Transcribe the material verbatim in full; the pictures do not belong in the copy.

>> BEGIN DATA EXCERPT

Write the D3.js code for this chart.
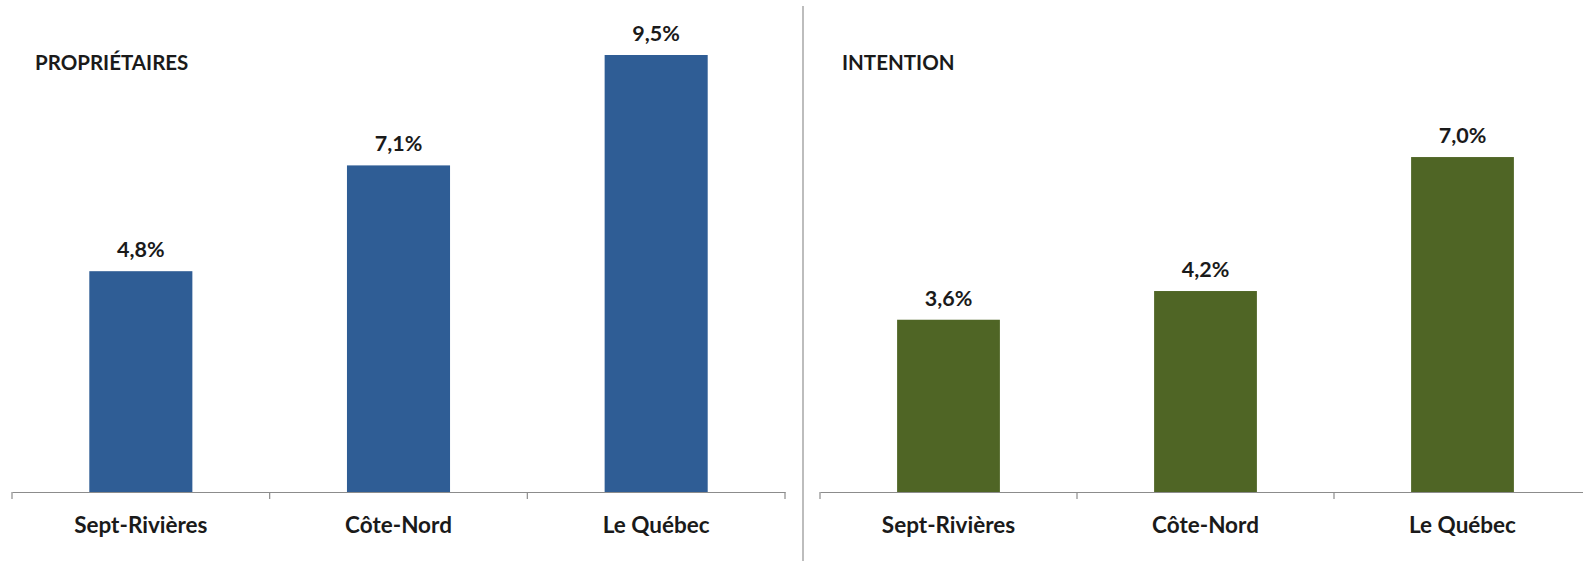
<!DOCTYPE html>
<html><head><meta charset="utf-8">
<script src="https://cdn.jsdelivr.net/npm/d3@7"></script>
<style>
html,body{margin:0;padding:0;background:#fff;}
svg{display:block;}
</style></head>
<body>
<svg id="chart" width="1583" height="561"></svg>
<script>
const categories = ["Sept-Rivières", "Côte-Nord", "Le Québec"];
const proprietaires = [4.8, 7.1, 9.5];
const intention = [3.6, 4.2, 7.0];
const panelTitles = ["PROPRIÉTAIRES", "INTENTION"];
const fmt = v => d3.format(".1f")(v).replace(".", ",") + "%";

const svg = d3.select("#chart");
const font = "Lato, 'Open Sans', sans-serif";

const panels = [
  {title: panelTitles[0], values: proprietaires, color: "#2f5d95", x0: 12, x1: 785, yTop: 32, titleX: 35},
  {title: panelTitles[1], values: intention, color: "#4f6525", x0: 820, x1: 1591, yTop: 13.5, titleX: 842}
];
const baseY = 492;

panels.forEach(p => {
  const g = svg.append("g");
  const x = d3.scaleBand().domain(categories).range([p.x0, p.x1]).padding(0);
  const y = d3.scaleLinear().domain([0, 10]).range([baseY, p.yTop]);
  const bw = x.bandwidth() * 0.4;

  g.selectAll("rect").data(p.values).join("rect")
    .attr("x", (d, i) => x(categories[i]) + x.bandwidth() / 2 - bw / 2)
    .attr("y", d => y(d))
    .attr("width", bw)
    .attr("height", d => y(0) - y(d))
    .attr("fill", p.color);

  g.selectAll("text.val").data(p.values).join("text")
    .attr("class", "val")
    .attr("x", (d, i) => x(categories[i]) + x.bandwidth() / 2)
    .attr("y", d => y(d) - 14)
    .attr("text-anchor", "middle")
    .attr("font-family", font).attr("font-weight", "bold").attr("font-size", 21.5)
    .attr("fill", "#1a1a1a")
    .text(d => fmt(d));

  const axis = d3.axisBottom(x).tickSize(0).tickSizeOuter(0);
  const ax = g.append("g").attr("transform", `translate(0,${baseY})`).call(axis);
  ax.select(".domain").attr("stroke", "#8c8c8c").attr("stroke-width", 1.2);
  ax.selectAll("text")
    .attr("dy", 0).attr("y", 41)
    .attr("font-family", font).attr("font-weight", "bold").attr("font-size", 22.5)
    .attr("fill", "#1a1a1a");
  const bounds = categories.map(c => x(c)).concat([x.range()[1]]);
  g.selectAll("line.tk").data(bounds).join("line")
    .attr("class", "tk")
    .attr("x1", d => d).attr("x2", d => d)
    .attr("y1", baseY).attr("y2", baseY + 7)
    .attr("stroke", "#8c8c8c").attr("stroke-width", 1.2);

  g.append("text")
    .attr("x", p.titleX).attr("y", 70)
    .attr("font-family", font).attr("font-weight", "bold").attr("font-size", 20.5)
    .attr("fill", "#1a1a1a")
    .text(p.title);
});

svg.append("line")
  .attr("x1", 803).attr("x2", 803).attr("y1", 6).attr("y2", 561)
  .attr("stroke", "#bdbdbd").attr("stroke-width", 2);
</script>
</body></html>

>> END DATA EXCERPT

## [REPLY TO THE EXERCISE]
Write the D3.js code for this chart.
<!DOCTYPE html>
<html><head><meta charset="utf-8">
<script src="https://cdn.jsdelivr.net/npm/d3@7"></script>
<style>
html,body{margin:0;padding:0;background:#fff;}
svg{display:block;}
</style></head>
<body>
<svg id="chart" width="1583" height="561"></svg>
<script>
const categories = ["Sept-Rivières", "Côte-Nord", "Le Québec"];
const proprietaires = [4.8, 7.1, 9.5];
const intention = [3.6, 4.2, 7.0];
const panelTitles = ["PROPRIÉTAIRES", "INTENTION"];
const fmt = v => d3.format(".1f")(v).replace(".", ",") + "%";

const svg = d3.select("#chart");
const font = "Lato, 'Open Sans', sans-serif";

const panels = [
  {title: panelTitles[0], values: proprietaires, color: "#2f5d95", x0: 12, x1: 785, yTop: 32, titleX: 35},
  {title: panelTitles[1], values: intention, color: "#4f6525", x0: 820, x1: 1591, yTop: 13.5, titleX: 842}
];
const baseY = 492;

panels.forEach(p => {
  const g = svg.append("g");
  const x = d3.scaleBand().domain(categories).range([p.x0, p.x1]).padding(0);
  const y = d3.scaleLinear().domain([0, 10]).range([baseY, p.yTop]);
  const bw = x.bandwidth() * 0.4;

  g.selectAll("rect").data(p.values).join("rect")
    .attr("x", (d, i) => x(categories[i]) + x.bandwidth() / 2 - bw / 2)
    .attr("y", d => y(d))
    .attr("width", bw)
    .attr("height", d => y(0) - y(d))
    .attr("fill", p.color);

  g.selectAll("text.val").data(p.values).join("text")
    .attr("class", "val")
    .attr("x", (d, i) => x(categories[i]) + x.bandwidth() / 2)
    .attr("y", d => y(d) - 14)
    .attr("text-anchor", "middle")
    .attr("font-family", font).attr("font-weight", "bold").attr("font-size", 21.5)
    .attr("fill", "#1a1a1a")
    .text(d => fmt(d));

  const axis = d3.axisBottom(x).tickSize(0).tickSizeOuter(0);
  const ax = g.append("g").attr("transform", `translate(0,${baseY})`).call(axis);
  ax.select(".domain").attr("stroke", "#8c8c8c").attr("stroke-width", 1.2);
  ax.selectAll("text")
    .attr("dy", 0).attr("y", 41)
    .attr("font-family", font).attr("font-weight", "bold").attr("font-size", 22.5)
    .attr("fill", "#1a1a1a");
  const bounds = categories.map(c => x(c)).concat([x.range()[1]]);
  g.selectAll("line.tk").data(bounds).join("line")
    .attr("class", "tk")
    .attr("x1", d => d).attr("x2", d => d)
    .attr("y1", baseY).attr("y2", baseY + 7)
    .attr("stroke", "#8c8c8c").attr("stroke-width", 1.2);

  g.append("text")
    .attr("x", p.titleX).attr("y", 70)
    .attr("font-family", font).attr("font-weight", "bold").attr("font-size", 20.5)
    .attr("fill", "#1a1a1a")
    .text(p.title);
});

svg.append("line")
  .attr("x1", 803).attr("x2", 803).attr("y1", 6).attr("y2", 561)
  .attr("stroke", "#bdbdbd").attr("stroke-width", 2);
</script>
</body></html>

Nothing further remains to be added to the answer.